O argumento “a via é pública” é de fato muito falho. Há respaldo legal para o isolamento de áreas públicas e proibição de passagem civil.
Todavia essa reserva não pode ocorrer a torto e direito, para benefício de grupos pequenos.
Exemplo exagerado: O filho de um empresário bilionário reserva um quilômetro da avenida paulista para fazer uma festinha particular a céu aberto. Só entrará quem ele quiser.
Isso seria um absurdo.
Esse exemplo foi bem exagerado, claro. Mas é pra mostrar que não é correto dizer que o Estado pode isolar vias públicas como bem entender, para o benefício de ínfima minoria.

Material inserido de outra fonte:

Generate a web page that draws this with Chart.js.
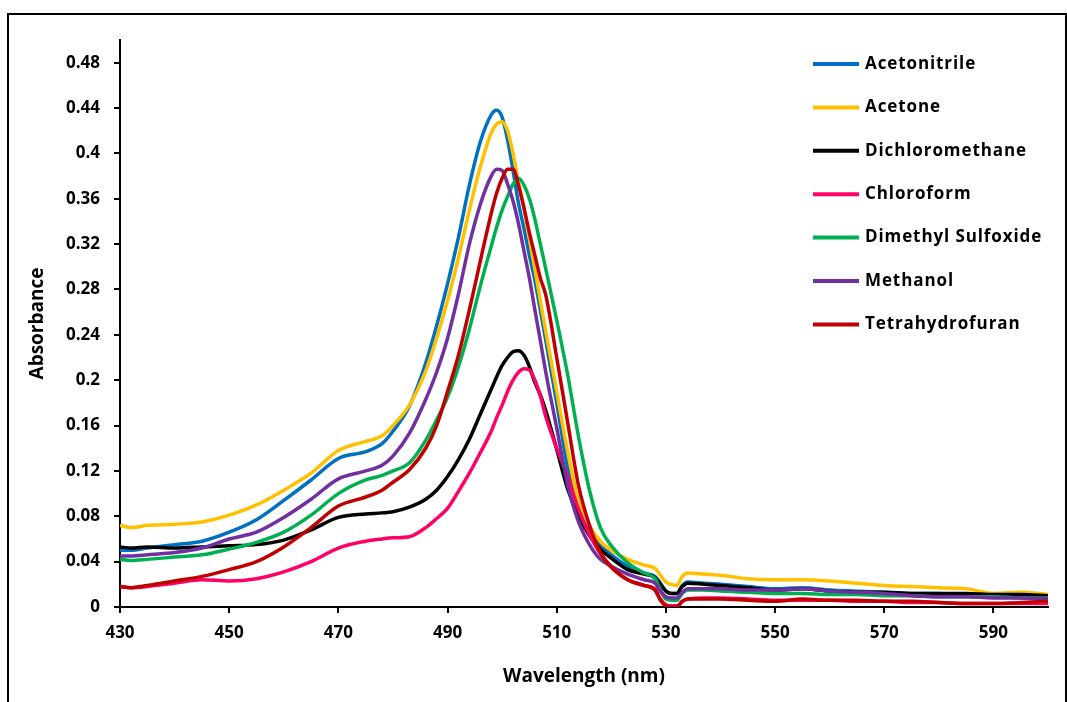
<!doctype html>
<html lang="en">
<head>
<meta charset="utf-8">
<title>Absorbance spectra</title>
<script src="https://cdn.jsdelivr.net/npm/chart.js@4"></script>
<style>
  html, body { margin: 0; padding: 0; background: #fff; }
  #frame { position: absolute; left: 7px; top: 13px; width: 1060px; height: 700px; border: 2px solid #000; box-sizing: border-box; }
  #wrap { position: absolute; left: 0; top: 0; width: 1067px; height: 702px; }
</style>
</head>
<body>
<div id="frame"></div>
<div id="wrap"><canvas id="chart"></canvas></div>
<script>
// wavelength (nm) of each sample
const wavelengths = [430,432,435,440,445,450,455,460,465,470,475,478,480,483,486,488,490,492,494,496,
  498,499,500,501,502,503,504,505,506,507,508,510,512,514,516,518,520,523,526,528,
  529,530,531,532,533,534,537,540,545,550,555,560,565,570,575,580,585,590,595,600]

const acetonitrile = [.050,.050,.052,.055,.058,.066,.077,.094,.112,.131,
  .137,.144,.155,.177,.215,.248,.285,.326,.372,.410,
  .434,.438,.432,.412,.385,.356,.334,.310,.288,.262,
  .235,.180,.123,.087,.066,.055,.046,.036,.030,.027,
  .021,.014,.012,.012,.019,.022,.021,.020,.018,.016,
  .017,.015,.014,.013,.012,.012,.011,.011,.010,.009]

const acetone = [.072,.070,.072,.073,.075,.081,.090,.103,.118,.138,
  .146,.151,.160,.178,.208,.237,.270,.308,.350,.388,
  .418,.426,.428,.420,.400,.375,.352,.325,.298,.270,
  .243,.190,.137,.094,.072,.058,.050,.042,.037,.034,
  .028,.022,.020,.019,.027,.030,.029,.028,.025,.024,
  .024,.023,.021,.019,.018,.017,.016,.012,.013,.011]

const dichloromethane = [.053,.052,.053,.052,.053,.054,.055,.059,.068,.079,
  .082,.083,.084,.088,.095,.103,.115,.130,.148,.170,
  .192,.203,.213,.220,.225,.226,.222,.212,.198,.187,
  .173,.139,.104,.080,.063,.051,.043,.033,.029,.026,
  .020,.014,.012,.012,.018,.021,.020,.019,.017,.015,
  .016,.014,.013,.013,.012,.012,.012,.011,.011,.010]

const chloroform = [.018,.017,.018,.021,.024,.023,.025,.031,.040,.052,
  .058,.060,.061,.062,.070,.078,.087,.102,.118,.136,
  .155,.167,.178,.190,.200,.207,.210,.209,.200,.186,
  .168,.140,.115,.086,.064,.047,.036,.024,.019,.016,
  .007,.002,.001,.001,.005,.007,.008,.008,.007,.006,
  .006,.006,.005,.005,.004,.004,.003,.003,.003,.003]

const dmso = [.042,.041,.042,.044,.046,.051,.057,.066,.081,.100,
  .112,.116,.120,.127,.147,.165,.185,.212,.245,.283,
  .318,.335,.350,.362,.373,.378,.372,.360,.342,.320,
  .298,.253,.205,.150,.103,.070,.054,.039,.030,.025,
  .015,.007,.006,.006,.012,.015,.015,.014,.013,.012,
  .012,.011,.011,.010,.010,.009,.009,.009,.008,.008]

const methanol = [.045,.045,.046,.048,.052,.060,.066,.079,.095,.113,
  .120,.125,.133,.153,.183,.207,.237,.276,.320,.355,
  .380,.386,.385,.373,.358,.338,.314,.290,.262,.235,
  .207,.158,.108,.075,.055,.042,.036,.029,.024,.021,
  .014,.009,.008,.008,.013,.016,.016,.016,.015,.015,
  .016,.014,.013,.012,.010,.009,.009,.008,.008,.007]

const thf = [.018,.017,.019,.023,.027,.033,.040,.053,.070,.089,
  .097,.103,.110,.121,.140,.160,.190,.222,.262,.305,
  .347,.365,.378,.386,.386,.372,.352,.330,.310,.290,
  .275,.220,.163,.107,.072,.048,.035,.024,.019,.015,
  .006,.001,.000,.000,.005,.007,.007,.007,.006,.005,
  .007,.006,.006,.005,.005,.004,.003,.003,.004,.005]

const seriesNames = ['Acetonitrile', 'Acetone', 'Dichloromethane', 'Chloroform', 'Dimethyl Sulfoxide', 'Methanol', 'Tetrahydrofuran']
const seriesValues = [acetonitrile, acetone, dichloromethane, chloroform, dmso, methanol, thf]
const seriesColors = ['#0070C0', '#FFC000', '#000000', '#FF0066', '#00B050', '#7030A0', '#C00000']

const xTicks = [430, 450, 470, 490, 510, 530, 550, 570, 590]
const yTicks = [0, 0.04, 0.08, 0.12, 0.16, 0.2, 0.24, 0.28, 0.32, 0.36, 0.4, 0.44, 0.48]

const FONT = '"Open Sans", "Liberation Sans", sans-serif'

// legend sits inside the plot, to the right like the Excel original
const insideLegend = {
  id: 'insideLegend',
  afterDraw(chart) {
    const ctx = chart.ctx
    ctx.save()
    ctx.font = 'bold 17px ' + FONT
    ctx.letterSpacing = '0.9px'
    ctx.textBaseline = 'middle'
    chart.data.datasets.forEach((ds, i) => {
      const y = 64 + i * 43.4
      ctx.strokeStyle = ds.borderColor
      ctx.lineWidth = 4
      ctx.beginPath()
      ctx.moveTo(813, y)
      ctx.lineTo(859, y)
      ctx.stroke()
      ctx.fillStyle = '#000'
      ctx.fillText(ds.label, 865, y)
    })
    ctx.restore()
  }
}

new Chart(document.getElementById('chart'), {
  type: 'line',
  data: {
    datasets: seriesNames.map((name, i) => ({
      label: name,
      data: wavelengths.map((w, j) => ({ x: w, y: seriesValues[i][j] })),
      borderColor: seriesColors[i],
      backgroundColor: seriesColors[i],
      borderWidth: 3.5,
      pointRadius: 0,
      cubicInterpolationMode: 'monotone',
      order: seriesNames.length - i
    }))
  },
  options: {
    responsive: true,
    maintainAspectRatio: false,
    animation: false,
    layout: { padding: { top: 40, right: 19, left: 0, bottom: 0 } },
    plugins: {
      legend: { display: false },
      tooltip: { enabled: false }
    },
    scales: {
      x: {
        type: 'linear',
        min: 430,
        max: 600,
        afterBuildTicks: scale => { scale.ticks = xTicks.map(v => ({ value: v })) },
        afterFit: scale => { scale.height = 95 },
        grid: { drawOnChartArea: false, drawTicks: true, tickLength: 6, color: '#000', lineWidth: 2 },
        border: { display: true, color: '#000', width: 2 },
        ticks: { color: '#000', padding: 10, maxRotation: 0, font: { family: FONT, size: 17, weight: 'bold' } },
        title: { display: true, text: 'Wavelength (nm)', color: '#000', padding: { top: 0, bottom: 14 }, font: { family: FONT, size: 19, weight: 'bold' } }
      },
      y: {
        type: 'linear',
        min: 0,
        max: 0.5,
        afterBuildTicks: scale => { scale.ticks = yTicks.map(v => ({ value: v })) },
        afterFit: scale => { scale.width = 120 },
        grid: { drawOnChartArea: false, drawTicks: true, tickLength: 6, color: '#000', lineWidth: 2 },
        border: { display: true, color: '#000', width: 2 },
        ticks: { color: '#000', padding: 14, callback: v => String(+v.toFixed(2)), font: { family: FONT, size: 17, weight: 'bold' } },
        title: { display: true, text: 'Absorbance', color: '#000', padding: { top: 26, bottom: 0 }, font: { family: FONT, size: 19, weight: 'bold' } }
      }
    }
  },
  plugins: [insideLegend]
})
</script>
</body>
</html>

Concordo com a visão do Vitor, somente isso irá me convencer não porque um advogado falou, mas sim a lei que descreve o direito público pode ser reservada para alguma instituição privada. A atividade desenvolvida na via de circulação retira o direito de ir e vir do cidadão. Art. 5º, inc. XV da Constituição Federal de 1988, e pelo que sei essa é a lei maior do nosso país e não pode se infligida.
Eu corro prova de rua a muitos anos ,a SS a 22 anos sem interrupção, nao sou contra pipoca nessa provq e diferente das outras prova a SS virou praticamente uma festa popular! O que falta e organização na hora da hidratação e entrega das medalhas só para quem pagou ! O q faz a SS ser o que é hoje é o povo!